Quantitative Impact of the Manual Process
Manual AR tracking consumed more than 300 hours per year of finance and operations time.
The real cost showed up elsewhere:
- Higher DSO
- Slower cash conversion
- Increased borrowing and working capital pressure
- Growing bad debt exposure
And client conversations often started too late — after frustration had already built.
Solution Overview
We designed and implemented a real-time AR monitoring and collections intelligence platform fully integrated with Acumatica.
Instead of weekly snapshots, the system continuously monitors AR data and customer behavior — automatically.
The platform:
- Syncs invoice, aging, and payment data in real time
- Learns how each customer actually pays
- Predicts delays before invoices go past due
- Triggers structured, consistent follow-ups
Collections moved from reactive chasing to proactive cash management.
How the System Works
The system analyzes historical payment behavior to establish customer-specific baselines — not generic due dates.
For each invoice, it evaluates:
- Typical payment cycle for that customer
- Invoice size and risk profile
- Aging trajectory
- Past dispute or delay patterns
Invoices are monitored continuously. When a payment begins to drift from expected behavior — even before the due date — the system acts.
Key Capabilities
- Predictive payment delay detection
AI identifies likely late payments based on historical behavior — not just aging. - Automated escalation workflows
Follow-ups progress automatically:- Gentle reminders
- Detailed payment inquiries
- Escalation to project managers or collections staff
No manual chasing. No inconsistency.
- AI-driven prioritization
Risk scoring ranks invoices by:- Dollar impact
- Payment risk
- Customer behavior
High-risk, high-value items surface first.

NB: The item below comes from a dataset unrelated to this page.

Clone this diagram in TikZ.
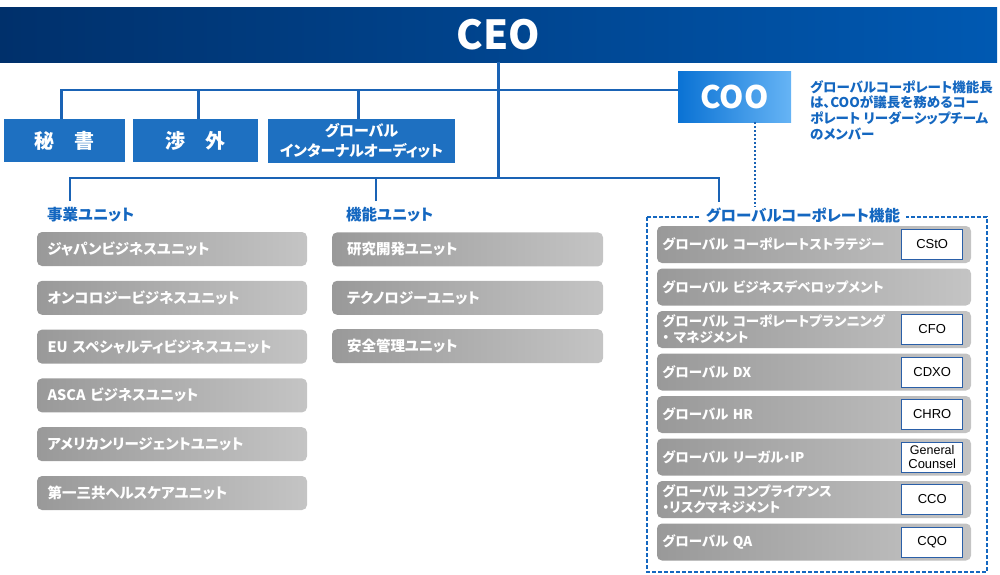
\documentclass[tikz,border=0pt]{standalone}
\usepackage{fontspec}
\setmainfont{Noto Sans CJK JP}[RawFeature=+palt]
\newfontfamily\tagfont{Liberation Sans}
\usetikzlibrary{positioning}
\definecolor{DS_Navy}{HTML}{00306B}
\definecolor{DS_Blue}{HTML}{0059B2}
\definecolor{DS_Box}{HTML}{1E70C1}
\definecolor{DS_Line}{HTML}{1A63B5}
\definecolor{DS_Text}{HTML}{1467C0}
\definecolor{DS_GrayL}{HTML}{999999}
\definecolor{DS_GrayR}{HTML}{C4C4C4}
\definecolor{DS_CooL}{HTML}{0A72D4}
\definecolor{DS_CooR}{HTML}{66B4F5}
\definecolor{DS_Tag}{HTML}{2A5FA8}

\begin{document}
\begin{tikzpicture}[x=1pt, y=-1pt,
    link/.style={draw=DS_Line, line width=2.2pt},
    topbox/.style={fill=DS_Box, text=white, inner sep=0pt, align=center},
    unit/.style={left color=DS_GrayL, right color=DS_GrayR, rounded corners=5pt, text=white,
        font=\bfseries\fontsize{14.5}{17}\selectfont, minimum height=34pt, inner ysep=0pt, align=left},
    corp/.style={unit, minimum height=37pt, text width=303pt, inner xsep=5.5pt,
        font=\bfseries\fontsize{13.5}{16}\selectfont},
    tag/.style={fill=white, draw=DS_Tag, line width=1pt, minimum width=61pt, minimum height=30pt,
        inner sep=0pt, align=center, font=\tagfont\fontsize{13}{14}\selectfont},
    head/.style={text=DS_Text, font=\bfseries\fontsize{15.5}{18}\selectfont, inner sep=0pt}]
    % Canvas
    \useasboundingbox (0,0) rectangle (1000,574);

    % 1. CEO banner and COO
    \node[left color=DS_Navy, right color=DS_Blue, minimum width=997pt, minimum height=55pt, inner sep=0pt,
        text=white, font=\bfseries\fontsize{40}{44}\selectfont] (ceo) at (498.5,34.5) {CEO};
    \node[left color=DS_CooL, right color=DS_CooR, minimum width=113pt, minimum height=51pt, inner sep=0pt,
        text=white, font=\bfseries\fontsize{31}{34}\selectfont] (coo) at (734.5,96.5) {COO};
    \node[anchor=north west, align=left, text=DS_Text, inner sep=0pt,
        font=\bfseries\fontsize{13.5}{15.7}\selectfont] (note) at (810,80)
        {グローバルコーポレート機能長\\は、COOが議長を務めるコー\\ポレート リーダーシップチーム\\のメンバー};

    % 2. Staff boxes under the CEO
    \node[topbox, minimum width=121pt, minimum height=43pt, font=\bfseries\fontsize{20}{22}\selectfont] (sec) at (64.5,140.5) {秘\quad 書};
    \node[topbox, minimum width=125pt, minimum height=43pt, font=\bfseries\fontsize{20}{22}\selectfont] (ext) at (195.5,140.5) {渉\quad 外};
    \node[topbox, minimum width=187pt, minimum height=44pt, font=\bfseries\fontsize{15}{20}\selectfont] (audit) at (361.5,141) {グローバル\\インターナルオーディット};

    % Lines
    \coordinate (bar1) at (0,90);
    \coordinate (bar2) at (0,178);
    \draw[link] ([xshift=-3pt]sec.north) |- (coo.west |- bar1);
    \draw[link] ([xshift=3pt]ext.north) -- ([xshift=3pt]ext.north |- bar1);
    \draw[link] ([xshift=-3pt]audit.north) -- ([xshift=-3pt]audit.north |- bar1);
    \draw[link] (ceo.south) -- (ceo.south |- bar2);

    % 3. Unit headings
    \node[head, anchor=west] (bu) at (47,215) {事業ユニット};
    \node[head, anchor=west] (fu) at (346,215) {機能ユニット};
    \coordinate (buin) at (70,201);
    \coordinate (fuin) at (376,201);
    \coordinate (gcin) at (719,202);
    \draw[link] (buin) |- (bar2 -| gcin) -- (gcin);
    \draw[link] (fuin) -- (fuin |- bar2);

    % 4. Business units
    \foreach \txt [count=\i] in {ジャパンビジネスユニット, オンコロジービジネスユニット, EU スペシャルティビジネスユニット,
        ASCA ビジネスユニット, アメリカンリージェントユニット, 第一三共ヘルスケアユニット}
        \node[unit, text width=249pt, inner xsep=10.5pt] (b\i) at (172, 200.2+48.8*\i) {\txt};

    % 5. Function units
    \foreach \txt [count=\i] in {研究開発ユニット, テクノロジーユニット, 安全管理ユニット}
        \node[unit, text width=241pt, inner xsep=15pt] (f\i) at (467.5, 201+48.4*\i) {\txt};

    % 6. Global corporate functions
    \draw[DS_Text, line width=1.3pt, dash pattern=on 4pt off 2pt] (647,217) rectangle (987,572);
    \node[fill=white, text=DS_Text, inner xsep=6pt, inner ysep=1pt,
        font=\fontsize{15.5}{18}\selectfont\bfseries] (gc) at (803,215) {グローバルコーポレート機能};
    \draw[DS_Line, line width=2pt, dotted] ([xshift=20pt]coo.south) -- ([xshift=20pt]coo.south |- gc.north);

    \foreach \txt [count=\i] in {{グローバル コーポレートストラテジー}, {グローバル ビジネスデベロップメント},
        {グローバル コーポレートプランニング\\・ マネジメント}, {グローバル DX}, {グローバル HR},
        {グローバル リーガル・IP}, {グローバル コンプライアンス\\・リスクマネジメント}, {グローバル QA}}
        \node[corp] (g\i) at (814, 202+42.5*\i) {\txt};

    \foreach \i/\tg in {1/CStO, 3/CFO, 4/CDXO, 5/CHRO, 6/{\fontsize{12.5}{13.5}\selectfont General\\Counsel}, 7/CCO, 8/CQO}
        \node[tag, anchor=east] (t\i) at ([xshift=-8pt]g\i.east) {\tg};

\end{tikzpicture}
\end{document}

- Multi-channel collaboration
Slack and email alerts, shared commentary logs, and dispute tracking keep finance, project managers, and collections aligned. - Best-practice AR tools built in
- Real-time aging dashboards
- Exception alerts
- Early payment incentive tracking
- Fast dispute resolution workflows
The experience was designed to protect relationships while accelerating cash.
Implementation Approach
Weeks 1–3
Acumatica API sync, historical payment analysis, baseline aging dashboards, and real-time monitoring foundation
Weeks 4–5
Risk scoring models, predictive delay detection, prioritized work queues, and automated escalation logic
Week 6
Slack/email notifications, dispute tracking, outreach templates, and performance analytics
Weeks 7–8
User training, workflow testing, parallel run with manual processes, and go-live
Results
The impact was fast and measurable:
- 90%+ reduction in manual AR tracking time
- 320+ hours saved annually
- 20–30% improvement in DSO
- Faster identification and resolution of payment issues
- $32,000+ in annual savings from labor efficiency, lower financing needs, and reduced bad debt risk
Most importantly, collections shifted from reactive follow-ups to predictable, proactive cash management — improving cash flow, strengthening client relationships, and giving leadership confidence in future liquidity.